Recorded data:
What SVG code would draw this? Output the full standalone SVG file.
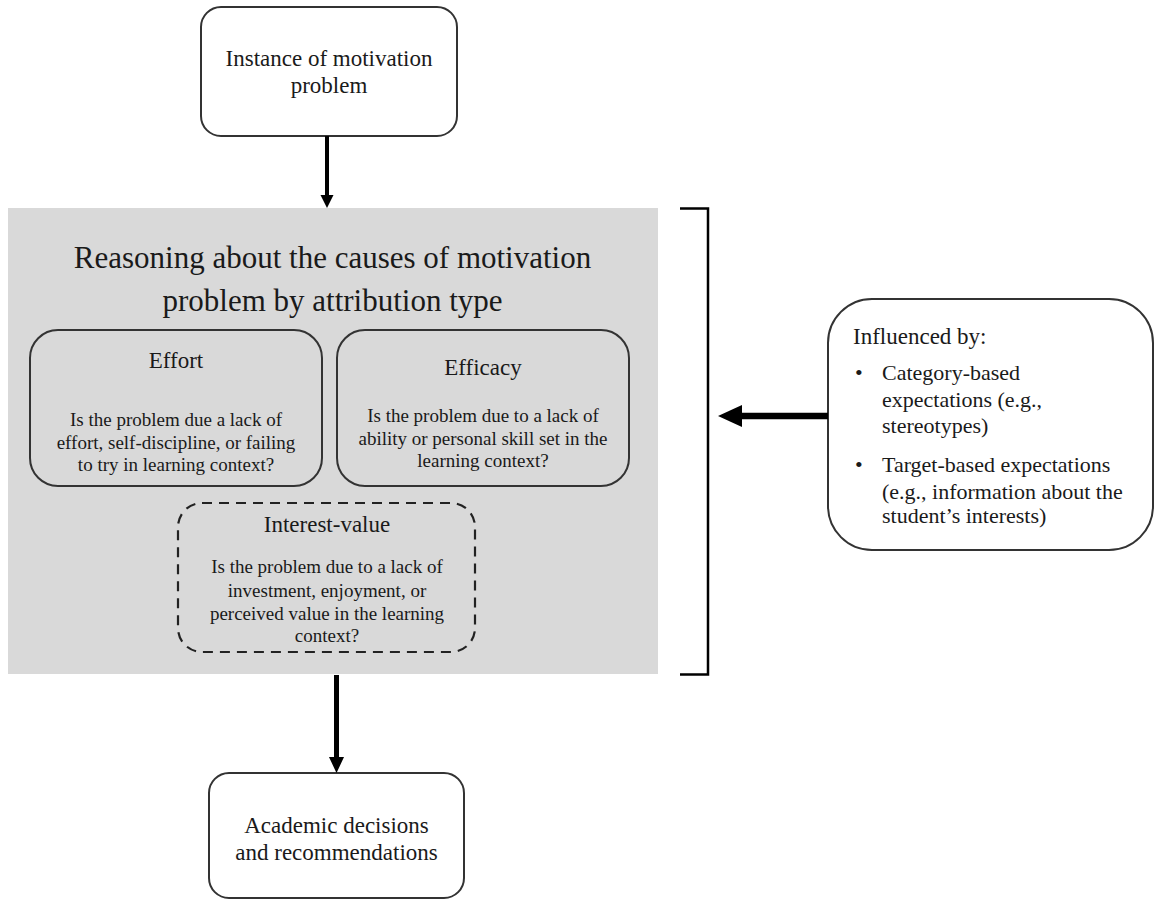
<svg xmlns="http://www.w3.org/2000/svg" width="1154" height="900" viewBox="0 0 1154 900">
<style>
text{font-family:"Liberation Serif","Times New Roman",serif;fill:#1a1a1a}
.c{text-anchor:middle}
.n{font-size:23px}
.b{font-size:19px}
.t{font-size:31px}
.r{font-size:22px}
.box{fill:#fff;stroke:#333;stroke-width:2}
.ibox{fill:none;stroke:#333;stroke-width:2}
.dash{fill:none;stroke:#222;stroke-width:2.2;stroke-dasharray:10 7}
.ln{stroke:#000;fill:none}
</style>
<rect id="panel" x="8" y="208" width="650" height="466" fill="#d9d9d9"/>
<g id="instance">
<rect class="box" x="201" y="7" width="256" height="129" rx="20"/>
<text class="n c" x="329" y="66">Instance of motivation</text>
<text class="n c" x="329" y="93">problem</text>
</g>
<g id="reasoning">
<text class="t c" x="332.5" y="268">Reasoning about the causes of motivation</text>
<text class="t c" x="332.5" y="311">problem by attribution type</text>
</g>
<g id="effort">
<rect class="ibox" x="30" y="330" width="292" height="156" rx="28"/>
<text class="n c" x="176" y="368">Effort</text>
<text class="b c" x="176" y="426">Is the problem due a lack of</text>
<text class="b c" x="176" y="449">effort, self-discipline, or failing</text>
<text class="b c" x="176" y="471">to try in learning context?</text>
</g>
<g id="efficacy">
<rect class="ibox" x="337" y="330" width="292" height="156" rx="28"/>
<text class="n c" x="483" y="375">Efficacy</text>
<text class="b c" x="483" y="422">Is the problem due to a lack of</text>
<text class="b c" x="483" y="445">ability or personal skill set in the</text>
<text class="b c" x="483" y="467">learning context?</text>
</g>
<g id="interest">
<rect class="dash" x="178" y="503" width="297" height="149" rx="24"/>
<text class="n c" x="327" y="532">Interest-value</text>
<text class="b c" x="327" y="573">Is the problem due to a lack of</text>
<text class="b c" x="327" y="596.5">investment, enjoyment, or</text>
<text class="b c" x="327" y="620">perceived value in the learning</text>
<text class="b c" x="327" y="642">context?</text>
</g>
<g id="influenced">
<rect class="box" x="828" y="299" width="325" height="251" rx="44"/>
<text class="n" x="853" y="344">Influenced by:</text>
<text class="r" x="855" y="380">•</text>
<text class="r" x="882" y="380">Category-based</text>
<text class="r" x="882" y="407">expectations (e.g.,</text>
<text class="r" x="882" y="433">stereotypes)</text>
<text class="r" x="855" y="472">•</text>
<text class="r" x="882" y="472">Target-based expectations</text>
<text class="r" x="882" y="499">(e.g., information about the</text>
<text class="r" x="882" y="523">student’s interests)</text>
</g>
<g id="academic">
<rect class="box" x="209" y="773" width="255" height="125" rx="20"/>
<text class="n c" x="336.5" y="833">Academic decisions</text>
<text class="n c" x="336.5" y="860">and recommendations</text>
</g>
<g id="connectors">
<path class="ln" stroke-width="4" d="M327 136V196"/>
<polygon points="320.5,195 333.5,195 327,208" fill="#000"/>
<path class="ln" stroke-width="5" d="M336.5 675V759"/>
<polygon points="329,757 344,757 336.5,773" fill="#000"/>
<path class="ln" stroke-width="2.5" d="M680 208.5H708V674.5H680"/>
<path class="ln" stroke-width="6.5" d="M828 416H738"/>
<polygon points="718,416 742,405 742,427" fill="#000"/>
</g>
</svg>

Requirement: Copy the material above exactly and drop the pictures.

Completed task:
What SVG code would draw this? Output the full standalone SVG file.
<svg xmlns="http://www.w3.org/2000/svg" width="1154" height="900" viewBox="0 0 1154 900">
<style>
text{font-family:"Liberation Serif","Times New Roman",serif;fill:#1a1a1a}
.c{text-anchor:middle}
.n{font-size:23px}
.b{font-size:19px}
.t{font-size:31px}
.r{font-size:22px}
.box{fill:#fff;stroke:#333;stroke-width:2}
.ibox{fill:none;stroke:#333;stroke-width:2}
.dash{fill:none;stroke:#222;stroke-width:2.2;stroke-dasharray:10 7}
.ln{stroke:#000;fill:none}
</style>
<rect id="panel" x="8" y="208" width="650" height="466" fill="#d9d9d9"/>
<g id="instance">
<rect class="box" x="201" y="7" width="256" height="129" rx="20"/>
<text class="n c" x="329" y="66">Instance of motivation</text>
<text class="n c" x="329" y="93">problem</text>
</g>
<g id="reasoning">
<text class="t c" x="332.5" y="268">Reasoning about the causes of motivation</text>
<text class="t c" x="332.5" y="311">problem by attribution type</text>
</g>
<g id="effort">
<rect class="ibox" x="30" y="330" width="292" height="156" rx="28"/>
<text class="n c" x="176" y="368">Effort</text>
<text class="b c" x="176" y="426">Is the problem due a lack of</text>
<text class="b c" x="176" y="449">effort, self-discipline, or failing</text>
<text class="b c" x="176" y="471">to try in learning context?</text>
</g>
<g id="efficacy">
<rect class="ibox" x="337" y="330" width="292" height="156" rx="28"/>
<text class="n c" x="483" y="375">Efficacy</text>
<text class="b c" x="483" y="422">Is the problem due to a lack of</text>
<text class="b c" x="483" y="445">ability or personal skill set in the</text>
<text class="b c" x="483" y="467">learning context?</text>
</g>
<g id="interest">
<rect class="dash" x="178" y="503" width="297" height="149" rx="24"/>
<text class="n c" x="327" y="532">Interest-value</text>
<text class="b c" x="327" y="573">Is the problem due to a lack of</text>
<text class="b c" x="327" y="596.5">investment, enjoyment, or</text>
<text class="b c" x="327" y="620">perceived value in the learning</text>
<text class="b c" x="327" y="642">context?</text>
</g>
<g id="influenced">
<rect class="box" x="828" y="299" width="325" height="251" rx="44"/>
<text class="n" x="853" y="344">Influenced by:</text>
<text class="r" x="855" y="380">•</text>
<text class="r" x="882" y="380">Category-based</text>
<text class="r" x="882" y="407">expectations (e.g.,</text>
<text class="r" x="882" y="433">stereotypes)</text>
<text class="r" x="855" y="472">•</text>
<text class="r" x="882" y="472">Target-based expectations</text>
<text class="r" x="882" y="499">(e.g., information about the</text>
<text class="r" x="882" y="523">student’s interests)</text>
</g>
<g id="academic">
<rect class="box" x="209" y="773" width="255" height="125" rx="20"/>
<text class="n c" x="336.5" y="833">Academic decisions</text>
<text class="n c" x="336.5" y="860">and recommendations</text>
</g>
<g id="connectors">
<path class="ln" stroke-width="4" d="M327 136V196"/>
<polygon points="320.5,195 333.5,195 327,208" fill="#000"/>
<path class="ln" stroke-width="5" d="M336.5 675V759"/>
<polygon points="329,757 344,757 336.5,773" fill="#000"/>
<path class="ln" stroke-width="2.5" d="M680 208.5H708V674.5H680"/>
<path class="ln" stroke-width="6.5" d="M828 416H738"/>
<polygon points="718,416 742,405 742,427" fill="#000"/>
</g>
</svg>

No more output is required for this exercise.